Puisi yang ditujukan bagi mantan Ketua Muda Mahkamah Agung (MA) itu pun dibacakan Handrawan saat Adi Andojo meluncurkan buku tentang dirinya berjudul Menjadi Hakim yang Agung, yang ditulis A Bobby Pr dan diterbitkan Penerbit Buku Kompas, awal tahun ini, di Bintaro, Tangerang Selatan. Buku itu mengisahkan kehidupan Adi Andojo sejak dini hingga menjalani masa pensiun, termasuk berbagai putusan yang dibuatnya, sehingga menyeretnya dalam konflik di lingkungan kerjanya, MA.
"Saya tidak terlalu dekat dengan hakim, khususnya di lingkungan MA. Bahkan, saya sempat dikucilkan. Namun, tidak sedikit hakim yang memberikan dukungan, terutama hakim di daerah, tetapi mereka tidak berani terbuka karena khawatir kariernya terganggu," ujar Adi Andojo di kediamannya, pekan lalu. Ia didampingi istrinya, Hj Tuti Sirdariati.
Nama Adi Andojo mencuat di publik, dan diidentikkan dengan keberanian untuk melawan korupsi, kolusi, dan nepotisme (KKN), khususnya di lembaga peradilan kala tahun 1996 ia memunculkan dugaan kolusi terkait penanganan perkara Gandhi Memorial School. Perkara ini melibatkan hakim agung sehingga terdakwa Ram Gulumal atau V Ram yang sebelumnya dinyatakan bersalah dan dihukum di tingkat pengadilan negeri dan tingkat banding justru dibebaskan di tingkat kasasi. Adi Andojo sebagai ketua muda MA pidana umum, setelah mengetahui adanya dugaan kolusi dan penyimpangan lainnya, menunda pelaksanaan putusan kasasi itu demi memenuhi rasa keadilan masyarakat. Jaksa pun diminta mengajukan upaya hukum peninjauan kembali agar perkara itu bisa dibuka kembali.

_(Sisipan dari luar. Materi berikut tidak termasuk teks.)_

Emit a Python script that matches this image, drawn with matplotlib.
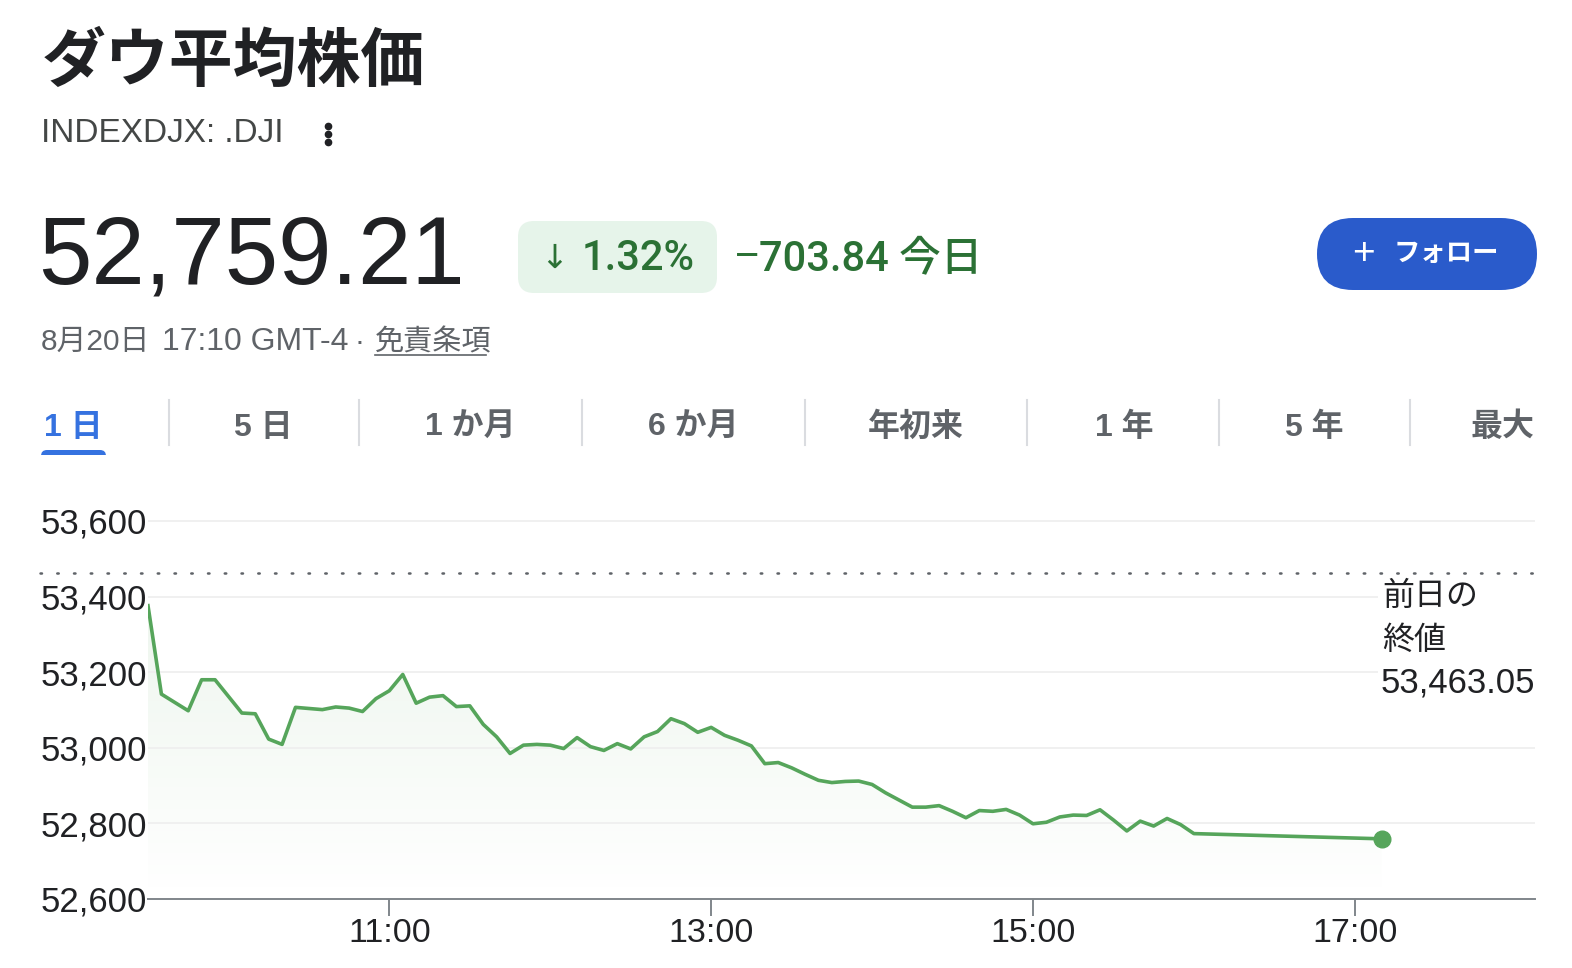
import matplotlib
matplotlib.use("Agg")
import matplotlib.pyplot as plt
import numpy as np
from matplotlib.patches import FancyBboxPatch, Rectangle

plt.rcParams['font.family'] = ['Liberation Sans', 'Noto Sans CJK JP', 'DejaVu Sans']

W, H = 1572, 968

# --- data (5 minute steps, last point after close) ---
times = ["09:30", "09:35", "09:40", "09:45", "09:50", "09:55",
         "10:00", "10:05", "10:10", "10:15", "10:20", "10:25",
         "10:30", "10:35", "10:40", "10:45", "10:50", "10:55",
         "11:00", "11:05", "11:10", "11:15", "11:20", "11:25",
         "11:30", "11:35", "11:40", "11:45", "11:50", "11:55",
         "12:00", "12:05", "12:10", "12:15", "12:20", "12:25",
         "12:30", "12:35", "12:40", "12:45", "12:50", "12:55",
         "13:00", "13:05", "13:10", "13:15", "13:20", "13:25",
         "13:30", "13:35", "13:40", "13:45", "13:50", "13:55",
         "14:00", "14:05", "14:10", "14:15", "14:20", "14:25",
         "14:30", "14:35", "14:40", "14:45", "14:50", "14:55",
         "15:00", "15:05", "15:10", "15:15", "15:20", "15:25",
         "15:30", "15:35", "15:40", "15:45", "15:50", "15:55",
         "16:00", "17:10"]
prices = [53376, 53142, 53120, 53098, 53180, 53180,
          53136, 53092, 53090, 53023, 53009, 53107,
          53104, 53101, 53108, 53105, 53096, 53130,
          53151, 53194, 53118, 53134, 53138, 53109,
          53111, 53062, 53029, 52985, 53007, 53009,
          53007, 52998, 53027, 53003, 52993, 53011,
          52997, 53029, 53043, 53077, 53064, 53041,
          53054, 53033, 53020, 53005, 52958, 52961,
          52947, 52930, 52914, 52908, 52911, 52912,
          52903, 52881, 52862, 52843, 52843, 52847,
          52832, 52815, 52834, 52832, 52837, 52822,
          52799, 52803, 52817, 52822, 52821, 52836,
          52809, 52780, 52806, 52793, 52813, 52797,
          52773, 52759.21]
prev_close = 53463.05
last_price = 52759.21
change = -703.84
change_pct = 1.32

yticks = [52600, 52800, 53000, 53200, 53400, 53600]
xticks = [11, 13, 15, 17]
xticklabels = ["11:00", "13:00", "15:00", "17:00"]
tabs = ["1 日", "5 日", "1 か月", "6 か月", "年初来", "1 年", "5 年", "最大"]

t = np.array([int(s[:2]) + int(s[3:]) / 60 for s in times])
p = np.array(prices)

fig = plt.figure(figsize=(W / 100, H / 100), dpi=100)

# chart axes placed in pixel units
ax_l, ax_r, ax_top, ax_bot = 148, 1535, 480, 899
ax = fig.add_axes([ax_l / W, 1 - ax_bot / H, (ax_r - ax_l) / W, (ax_bot - ax_top) / H], zorder=1)
ax.patch.set_alpha(0)

ymin, ymax = 52600, 52600 + (ax_bot - ax_top) / 0.378
xmin, xmax = 9.5, 18.12

# gradient fill under the line
fill = ax.fill_between(t, p, ymin, color='none', lw=0)
grad = np.zeros((100, 1, 4))
grad[:, 0, 0] = 0.34
grad[:, 0, 1] = 0.65
grad[:, 0, 2] = 0.36
grad[:, 0, 3] = np.linspace(0.0, 0.11, 100)
im = ax.imshow(grad, extent=[xmin, xmax, ymin, 53420], origin='lower', aspect='auto', zorder=1)
im.set_clip_path(fill.get_paths()[0], transform=ax.transData)

ax.plot(t, p, color='#56a55b', lw=2.6, zorder=3, solid_joinstyle='round')
ax.plot(t[-1], p[-1], 'o', color='#56a55b', ms=12, zorder=4)

ax.set_xlim(xmin, xmax)
ax.set_ylim(ymin, ymax)
ax.set_yticks(yticks)
ax.set_yticklabels([f"{v:,}" for v in yticks])
ax.set_xticks(xticks)
ax.set_xticklabels(xticklabels)
ax.grid(axis='y', color='#efefef', lw=1.3, zorder=0)
for s in ['top', 'right', 'left']:
    ax.spines[s].set_visible(False)
ax.spines['bottom'].set_color('#80868b')
ax.spines['bottom'].set_linewidth(1.4)
ax.tick_params(axis='y', length=0, pad=1, labelsize=25, labelcolor='#202124')
ax.tick_params(axis='x', length=12, width=1.4, color='#80868b', pad=2,
               labelsize=24.5, labelcolor='#202124')

# overlay in pixel coordinates for header, tabs, labels
ov = fig.add_axes([0, 0, 1, 1], zorder=5)
ov.set_xlim(0, W)
ov.set_ylim(H, 0)
ov.axis('off')
ov.patch.set_alpha(0)

ov.text(42, 62, "ダウ平均株価", fontsize=46, fontweight='bold', color='#202124',
        va='center', family=['Noto Sans CJK JP'])
ov.text(41, 133, "INDEXDJX: .DJI", fontsize=24, color='#444746', va='center')
for dy in (-8, 0, 8):
    ov.plot(328, 134 + dy, 'o', color='#202124', ms=4.5)

ov.text(38, 259, f"{last_price:,.2f}", fontsize=69, color='#202124', va='center')

ov.add_patch(FancyBboxPatch((518, 221), 199, 72, boxstyle="round,pad=0,rounding_size=16",
                            fc='#e6f4ea', ec='none'))
green = '#2b7135'
gfam = ['Roboto', 'Liberation Sans', 'Noto Sans CJK JP']
ov.text(554, 258, "↓", fontsize=24, color=green, va='center', ha='center',
        family=['DejaVu Sans'])
ov.text(582, 259, f"{change_pct:.2f}%", fontsize=30, color=green, va='center',
        family=gfam, fontweight='medium')
ov.text(735, 257, "−", fontsize=30, color=green, va='center')
ov.text(759, 259, f"{abs(change):.2f} 今日", fontsize=30, color=green, va='center',
        family=gfam, fontweight='medium')

ov.add_patch(FancyBboxPatch((1317, 218), 220, 72, boxstyle="round,pad=0,rounding_size=36",
                            fc='#2a5bcb', ec='none'))
ov.text(1363, 254, "+", fontsize=28, color='white', va='center', ha='center')
ov.text(1446, 254, "フォロー", fontsize=19, color='white', va='center', ha='center',
        fontweight='bold')

ov.text(41, 342, "8月20日", fontsize=21.5, color='#5f6368', va='center')
ov.text(162, 342, "17:10 GMT-4", fontsize=23, color='#5f6368', va='center')
ov.text(359, 342, "·", fontsize=21.5, color='#5f6368', va='center', ha='center')
ov.text(375, 342, "免責条項", fontsize=21, color='#5f6368', va='center')
ov.plot([375, 486], [355, 355], color='#5f6368', lw=1.2)

# tabs
tab_x = [73, 263, 470, 693, 916, 1124, 1314, 1503]
for i, (lab, x) in enumerate(zip(tabs, tab_x)):
    ov.text(x, 428, lab, fontsize=23, ha='center', va='center',
            color='#3572e0' if i == 0 else '#5f6368', fontweight='bold')
for x in [169, 359, 582, 805, 1027, 1219, 1410]:
    ov.plot([x, x], [400, 445], color='#dadce0', lw=1.5)
ov.add_patch(FancyBboxPatch((41, 450), 65, 10, boxstyle="round,pad=0,rounding_size=6",
                            fc='#3572e0', ec='none'))
ov.add_patch(Rectangle((41, 455), 65, 6, fc='white', ec='none'))

# previous close line and label
y_prev = ax_bot - (prev_close - ymin) * 0.378
ov.plot([40, ax_r], [y_prev, y_prev], color='#5f6368', lw=1.8,
        linestyle=(0, (0.6, 6.1)), dash_capstyle='round')
ov.add_patch(Rectangle((1378, 580), 170, 118, fc='white', ec='none'))
ov.text(1382, 597, "前日の", fontsize=23, color='#202124', va='center')
ov.text(1382, 641, "終値", fontsize=23, color='#202124', va='center')
ov.text(1381, 683, f"{prev_close:,.2f}", fontsize=25, color='#202124', va='center')

fig.savefig("out.png", dpi=100, facecolor='white')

Sikap Adi Andojo yang mencoba melawan penyimpangan itu bukan didukung sebaliknya mendapatkan "perlawanan" dari pimpinan MA ataupun sejumlah hakim agung. Mereka menyatakan, dugaan kolusi yang disampaikan Adi Andojo hanya sebuah kesalahan prosedur. Bahkan, Ketua MA (saat itu) Soerjono meminta kepada Presiden Soeharto agar memberhentikan Adi Andojo dengan hormat karena melakukan tindakan indisipliner.
Namun, usulan pimpinan MA itu dilawan masyarakat yang melalui berbagai organisasi dan individu mendukung Adi Andojo. Bahkan, Dewan Pertimbangan Agung (DPA) dalam suratnya tertanggal 6 September 1996 meminta Presiden menolak usulan pimpinan MA. Pemberhentian Adi Andojo, menurut DPA yang diketuai Sudomo, tidak sesuai dengan Undang-Undang Nomor 14 Tahun 1985 tentang MA dan akan semakin merusak citra MA. Usulan pemberhentian Adi Andojo juga dinilai hanya sebagai upaya menutupi kemelut di MA.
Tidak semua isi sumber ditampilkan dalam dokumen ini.